Here’s a secret I want to tell you:
We’ve gone and bought a bit of land. High desert, volcanic mesa, in northern New Mexico. Or more precisely, we’re trying to—we’re going to, pending all the standard questions, like, is there water? That’s the big one, really. We’ll need water to survive.
And even if there is, will it be enough? What would be enough? Enough for what? Enough to garden? A garden in the desert?
But I dream of it, I do. A sweet and humble garden of sturdy sun lovers: peppers, sage and lavender, oregano, tomatoes. Melons, maybe, squash and corn. Absolutely tomatillos. Grow boxes and a greenhouse, even. I’ve seen more done with less. But will there enough water for them? Baths I can give up. There are hot springs everywhere. We can figure out catchments, drip irrigation; if there’s way to do it, I can make it work. I say this to myself so much these days, and the wild thing is I believe it.
It’s just I love the land. I want the land to love me back.
Kimmerer holds up her belief and I eat it seed and stone. “We are linked in a co-evolutionary circle,” she writes, and then she speaks of peaches.
Tell me it’s not poetry.
But just for good measure, just in case, here’s an actual factual poem I wrote this past summer, as part of In Surreal Life. The prompt, more or less: describe the world to a friend as if you were wildly in love with it, and wanted them to be too.

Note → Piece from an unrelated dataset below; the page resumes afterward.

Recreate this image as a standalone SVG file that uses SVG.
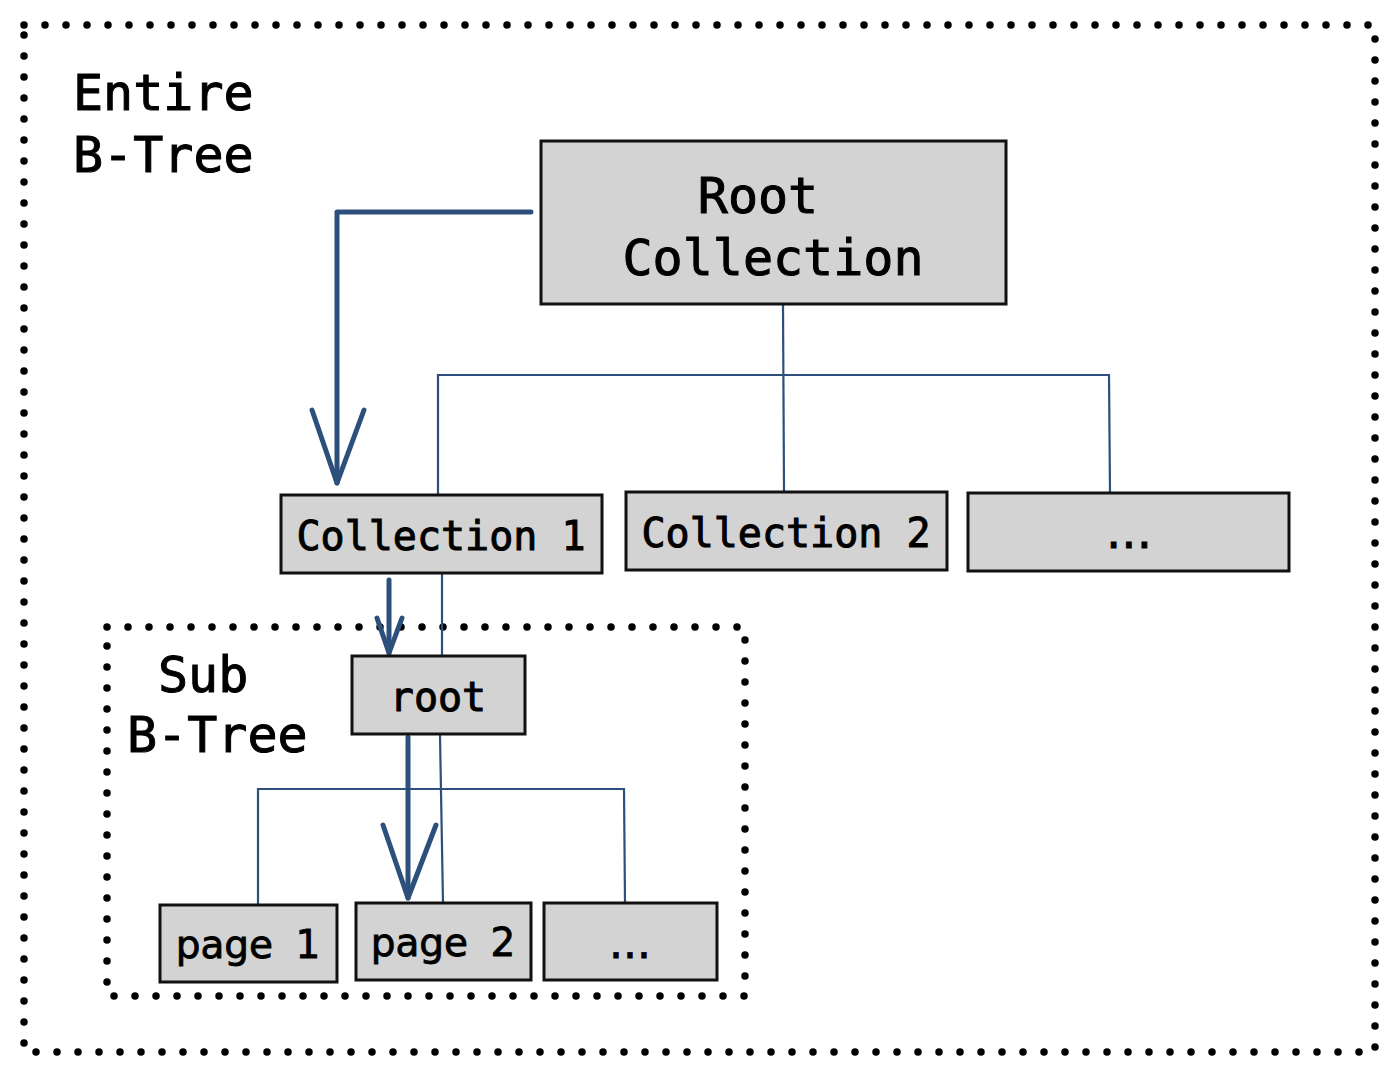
<svg xmlns="http://www.w3.org/2000/svg" width="1400" height="1078" viewBox="0 0 1400 1078">
<style>
.frame{fill:none;stroke:#000;stroke-width:7.5;stroke-linecap:round;stroke-dasharray:0 21}
.box{fill:#d3d3d3;stroke:#111;stroke-width:3}
.mono{font-family:"DejaVu Sans Mono","Liberation Mono",monospace;fill:#000;stroke:#000;stroke-width:1}
.sans{font-family:"DejaVu Sans","Liberation Sans",sans-serif;fill:#000;stroke:#000;stroke-width:0.8}
.thin{fill:none;stroke:#2c4f7c;stroke-width:2.2}
.thick{fill:none;stroke:#2c4f7c;stroke-width:5;stroke-linecap:round;stroke-linejoin:round}
</style>
<rect width="1400" height="1078" fill="#fff"/>
<g id="entire-btree">
<rect class="frame" x="24" y="25" width="1351" height="1027"/>
<text class="mono" font-size="50" x="73" y="110">Entire</text>
<text class="mono" font-size="50" x="73" y="172">B-Tree</text>
</g>
<g id="sub-btree">
<rect class="frame" x="107" y="627" width="638" height="369"/>
<text class="mono" font-size="50" x="158" y="692">Sub</text>
<text class="mono" font-size="50" x="127" y="752">B-Tree</text>
</g>
<g id="connectors">
<polyline class="thin" points="783,304 784,491"/>
<polyline class="thin" points="438,495 438,375 1109,375 1110,492"/>
<polyline class="thin" points="442,574 442,655"/>
<polyline class="thin" points="258,905 258,789 624,789 625,903"/>
<polyline class="thin" points="440,735 443,903"/>
<polyline class="thick" points="531,212 337,212 337,483"/>
<polyline class="thick" points="312,410 337,483 364,410"/>
<polyline class="thick" points="389,580 389,653"/>
<polyline class="thick" points="377,618 389,653 402,618"/>
<polyline class="thick" points="408,737 408,898"/>
<polyline class="thick" points="383,825 408,898 436,825"/>
</g>
<g id="root-collection">
<rect class="box" x="541" y="141" width="465" height="163"/>
<text class="mono" font-size="50" x="758" y="213" text-anchor="middle">Root</text>
<text class="mono" font-size="50" x="773" y="275" text-anchor="middle">Collection</text>
</g>
<g id="collection-1">
<rect class="box" x="281" y="495" width="321" height="78"/>
<text class="mono" font-size="40" x="441" y="550" text-anchor="middle">Collection 1</text>
</g>
<g id="collection-2">
<rect class="box" x="626" y="492" width="321" height="78"/>
<text class="mono" font-size="40" x="786" y="547" text-anchor="middle">Collection 2</text>
</g>
<g id="collection-more">
<rect class="box" x="968" y="493" width="321" height="78"/>
<text class="sans" font-size="48" x="1129" y="548" text-anchor="middle">...</text>
</g>
<g id="root">
<rect class="box" x="352" y="656" width="173" height="78"/>
<text class="mono" font-size="40" x="438" y="711" text-anchor="middle">root</text>
</g>
<g id="page-1">
<rect class="box" x="160" y="905" width="177" height="77"/>
<text class="sans" font-size="39" x="248" y="958" text-anchor="middle" word-spacing="10">page 1</text>
</g>
<g id="page-2">
<rect class="box" x="356" y="903" width="175" height="77"/>
<text class="sans" font-size="39" x="443" y="956" text-anchor="middle" word-spacing="10">page 2</text>
</g>
<g id="page-more">
<rect class="box" x="544" y="903" width="173" height="77"/>
<text class="sans" font-size="44" x="630" y="958" text-anchor="middle">...</text>
</g>
</svg>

Why on earth we’re dancing
We are alive, living, breathing and loving with linen, pears and pomegranates, lavender and rhyolite. Imagine for a moment how the wind would sing if it sang, but it does. Take a moment instead to close your eyes and bring yourself to simmer, yes, the good soft mud of a good soft lake, a mountain! A wonderful mountain. Beloved, the sun when the clouds burn off? An old word spoken just so, beloved. Oh, let me feed you ten thousand poems from the pockets (the pockets!) of this good soft frock, there’s room enough for us both and our ancestors, not to mention, cotton on skin drapes the body like a prayer I forgot I remember, and friends? Wherever I go they grow. Put your hand here on my heart like this before it goes to seed. Let your longing be divine. Believe me who believes in the god of your voice, a holy and honey-dipped ingress to grace, you will have what you sing into being and trees (have you heard?) can make their own weather.
Stay safe. Drink water. It’s good goddamn stuff.